The Lord, your God, is in your midst,
a warrior who gives victory;
he will rejoice over you with gladness,
he will renew you in his love;
he will exult over you with loud singing (Zeph 3:17)

In fact, there’s something of a puzzle here. What reads in the NRSV as “he will renew you in his love,” appears in the Hebrew as “he is silent in his love.” Imagine God struck silent by joy!

The Isaiah song, (Is 9:2-6), is another song of joy, presumably from a similar dire situation as that of Zephaniah, although perhaps a century earlier. Christians have interpreted these words as a prophecy of Jesus Christ but they are backward-looking as well. The imagery of the first few lines recalls Israel’s flight from Egypt and sojourn in the wilderness. The image of God as Savior, stronghold, and defense are all military images, calling to mind that early song of the Hebrew Bible, the Song of Moses, sung after the Israelites passed through the Red Sea:

The Lord is my strength and my might,
and he has become my salvation; (Ex. 15:2)

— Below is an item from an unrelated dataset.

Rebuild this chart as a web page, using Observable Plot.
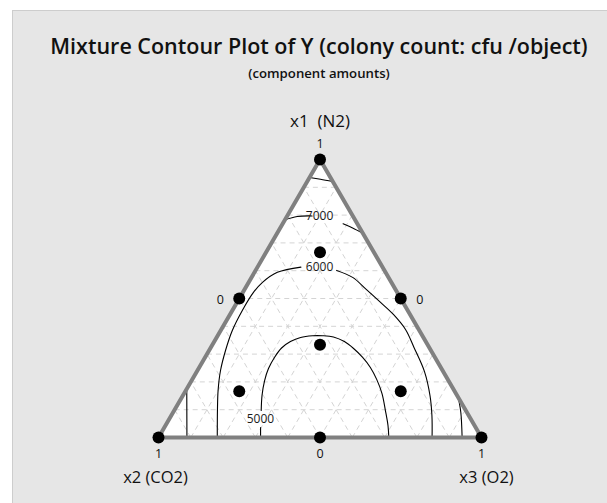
<!DOCTYPE html>
<html><head><meta charset="utf-8">
<script src="https://cdn.jsdelivr.net/npm/d3@7"></script>
<script src="https://cdn.jsdelivr.net/npm/@observablehq/plot@0.6"></script>
<style>
body{margin:0;background:#fff;font-family:"Open Sans",sans-serif;}
#wrap{position:relative;width:607px;height:503px;overflow:hidden;background:#fff;}
#panel{position:absolute;left:12px;top:10px;width:595px;height:493px;background:#e6e6e6;border-top:1px solid #cdcdcd;border-left:1px solid #cdcdcd;}
#title{position:absolute;left:0;width:638px;top:33px;text-align:center;font-size:21.5px;font-weight:600;color:#111;line-height:26px;white-space:nowrap;}
#subtitle{position:absolute;left:0;width:638px;top:65px;text-align:center;font-size:13.2px;font-weight:600;color:#111;line-height:17px;}
#chart{position:absolute;left:0;top:100px;}
</style></head>
<body>
<div id="wrap">
<div id="panel"></div>
<div id="title">Mixture Contour Plot of Y (colony count: cfu /object)</div>
<div id="subtitle">(component amounts)</div>
<div id="chart"></div>
</div>
<script>
// ---- data: compositions are [x1 (N2), x2 (CO2), x3 (O2)] ----
const vertexNames = ["x1  (N2)", "x2 (CO2)", "x3 (O2)"];
const vertices = [[1,0,0],[0,1,0],[0,0,1]];
const designPoints = [
  [1,0,0],[0,1,0],[0,0,1],
  [0.5,0.5,0],[0.5,0,0.5],[0,0.5,0.5],
  [1/3,1/3,1/3],
  [2/3,1/6,1/6],[1/6,2/3,1/6],[1/6,1/6,2/3]
];
const gridLevels = [0.1,0.2,0.3,0.4,0.5,0.6,0.7,0.8,0.9];
const tickTop = ["1"];          // x1 = 1 at apex
const tickLeft = ["0"];         // left edge midpoint
const tickRight = ["0"];        // right edge midpoint
const tickBottom = ["1","0","1"];

// contour pieces (visible segments, broken at labels)
const c8000 = [[0.935,0.065,0],[0.929,0.034,0.037],[0.921,0,0.079]];
const c7000a = [[0.783,0.217,0],[0.795,0.173,0.032],[0.797,0.126,0.077]];
const c7000b = [[0.769,0.044,0.187],[0.754,0.022,0.224],[0.735,0,0.265]];
const c7000c = [[0.175,0.825,0],[0,0.912,0.088]];
const c7000d = [[0.144,0,0.856],[0.090,0.019,0.891],[0,0.060,0.940]];
const c6000a = [[0,0.818,0.182],[0.097,0.769,0.134],[0.169,0.731,0.100],[0.241,0.6875,0.0715],
  [0.313,0.636,0.051],[0.385,0.579,0.036],[0.457,0.512,0.031],[0.522,0.445,0.033],
  [0.558,0.399,0.043],[0.594,0.335,0.071],[0.613,0.2525,0.1345]];
const c6000b = [[0.601,0.148,0.251],[0.576,0.111,0.313],[0.532,0.090,0.378],[0.486,0.0695,0.4445],
  [0.4425,0.0515,0.506],[0.3885,0.041,0.5705],[0.324,0.047,0.629],[0.237,0.058,0.705],
  [0.151,0.084,0.765],[0.079,0.114,0.807],[0,0.153,0.847]];
const c5000a = [[0,0.684,0.316],[0.036,0.666,0.298]];
const c5000b = [[0.097,0.6335,0.2695],[0.151,0.604,0.245],[0.205,0.569,0.226],[0.248,0.5355,0.2165],
  [0.288,0.497,0.215],[0.322,0.458,0.220],[0.345,0.419,0.236],[0.360,0.380,0.260],
  [0.366,0.340,0.294],[0.366,0.309,0.325],[0.3615,0.2775,0.361],[0.345,0.252,0.403],
  [0.320,0.236,0.444],[0.288,0.224,0.488],[0.252,0.218,0.530],[0.209,0.220,0.571],
  [0.158,0.229,0.613],[0.097,0.249,0.654],[0.043,0.268,0.689],[0,0.287,0.713]];
const contourPieces = [c8000,c7000a,c7000b,c7000c,c7000d,c6000a,c6000b,c5000a,c5000b];
const contourLabels = ["7000","6000","5000"];
const contourLabelAt = [[0.795,0.104,0.101],[0.613,0.195,0.192],[0.067,0.651,0.282]];

// ---- ternary -> cartesian ----
const SQ = Math.sqrt(3)/2;
const tx = p => p[2] + p[0]/2;
const ty = p => p[0]*SQ;

const tri = [...vertices, vertices[0]];
const contourRows = contourPieces.flatMap((pc,i) => pc.map(p => ({piece:i, p})));
const gridSegs = gridLevels.flatMap(k => [
  {a:[k,1-k,0], b:[k,0,1-k]},
  {a:[0,k,1-k], b:[1-k,k,0]},
  {a:[0,1-k,k], b:[1-k,0,k]}
]);
const labelRows = contourLabels.map((t,i)=>({t, p:contourLabelAt[i]}));
const leftMid = [0.5,0.5,0], rightMid = [0.5,0,0.5];
const bottomPts = [[0,1,0],[0,0.5,0.5],[0,0,1]];

const font = "Open Sans, sans-serif";
const chart = Plot.plot({
  width:607, height:403,
  marginLeft:158, marginRight:126, marginTop:59, marginBottom:66,
  x:{domain:[0,1], axis:null},
  y:{domain:[0,SQ], axis:null},
  style:{background:"transparent", fontFamily:font, overflow:"visible"},
  marks:[
    Plot.line(tri, {x:tx, y:ty, fill:"white", stroke:"none"}),
    Plot.link(gridSegs, {x1:d=>tx(d.a), y1:d=>ty(d.a), x2:d=>tx(d.b), y2:d=>ty(d.b),
      stroke:"#d4d4d4", strokeWidth:1, strokeDasharray:"5,4"}),
    Plot.line(contourRows, {x:d=>tx(d.p), y:d=>ty(d.p), z:"piece", stroke:"#000", strokeWidth:1.1, curve:"catmull-rom"}),
    Plot.text(labelRows, {x:d=>tx(d.p), y:d=>ty(d.p), text:"t", fill:"#1a1a1a", fontSize:12}),
    Plot.line(tri, {x:tx, y:ty, stroke:"#808080", strokeWidth:4, strokeLinejoin:"round"}),
    Plot.dot(designPoints, {x:tx, y:ty, r:6, fill:"#000"}),
    // tick labels
    Plot.text(tickTop, {x:()=>tx(vertices[0]), y:()=>ty(vertices[0]), text:d=>d, dy:-16, fontSize:12.5, fill:"#111"}),
    Plot.text(tickLeft, {x:()=>tx(leftMid), y:()=>ty(leftMid), text:d=>d, dx:-19, dy:1, fontSize:12.5, fill:"#111"}),
    Plot.text(tickRight, {x:()=>tx(rightMid), y:()=>ty(rightMid), text:d=>d, dx:19, dy:1, fontSize:12.5, fill:"#111"}),
    Plot.text(tickBottom, {x:(d,i)=>tx(bottomPts[i]), y:(d,i)=>ty(bottomPts[i]), text:d=>d, dy:16, fontSize:12.5, fill:"#111"}),
    // vertex names
    Plot.text([vertexNames[0]], {x:()=>tx(vertices[0]), y:()=>ty(vertices[0]), text:d=>d, dy:-38, fontSize:17, fill:"#111"}),
    Plot.text([vertexNames[1]], {x:()=>tx(vertices[1]), y:()=>ty(vertices[1]), text:d=>d, dy:40, dx:-3, fontSize:16.5, fill:"#111"}),
    Plot.text([vertexNames[2]], {x:()=>tx(vertices[2]), y:()=>ty(vertices[2]), text:d=>d, dy:40, dx:5, fontSize:16.5, fill:"#111"})
  ]
});
document.getElementById("chart").appendChild(chart);
</script>
</body></html>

The next image also returns to the wilderness and the miraculous streams and fountains that came when the people were thirsty. Like the songs I talked about last week, these songs of Advent look backward in history as well as forward. They are songs of remembrance as well as anticipation.

The difficulty we have in feeling or expressing joy often comes from the difficulties in our lives; our personal struggles and pain. Joy is also difficult when we know of others’ suffering or when we think of all the problems facing our nation, community, and world. Both Isaiah and Zephaniah lived in periods of deep national crisis. In both men’s lives, Judah and Jerusalem faced existential threat. Within a decade or two after Zephaniah’s death, Jerusalem itself lay in ruins, its political and religious leadership carried off in exile in Babylon. But in Babylon, hope persevered and the exiles created a religious community and religious texts that survive to the present.

Perhaps these joyous songs of Advent will help us remember God’s mighty acts in history and give us hope that God continues to act in the world around us, bringing deliverance and salvation to a desperate world.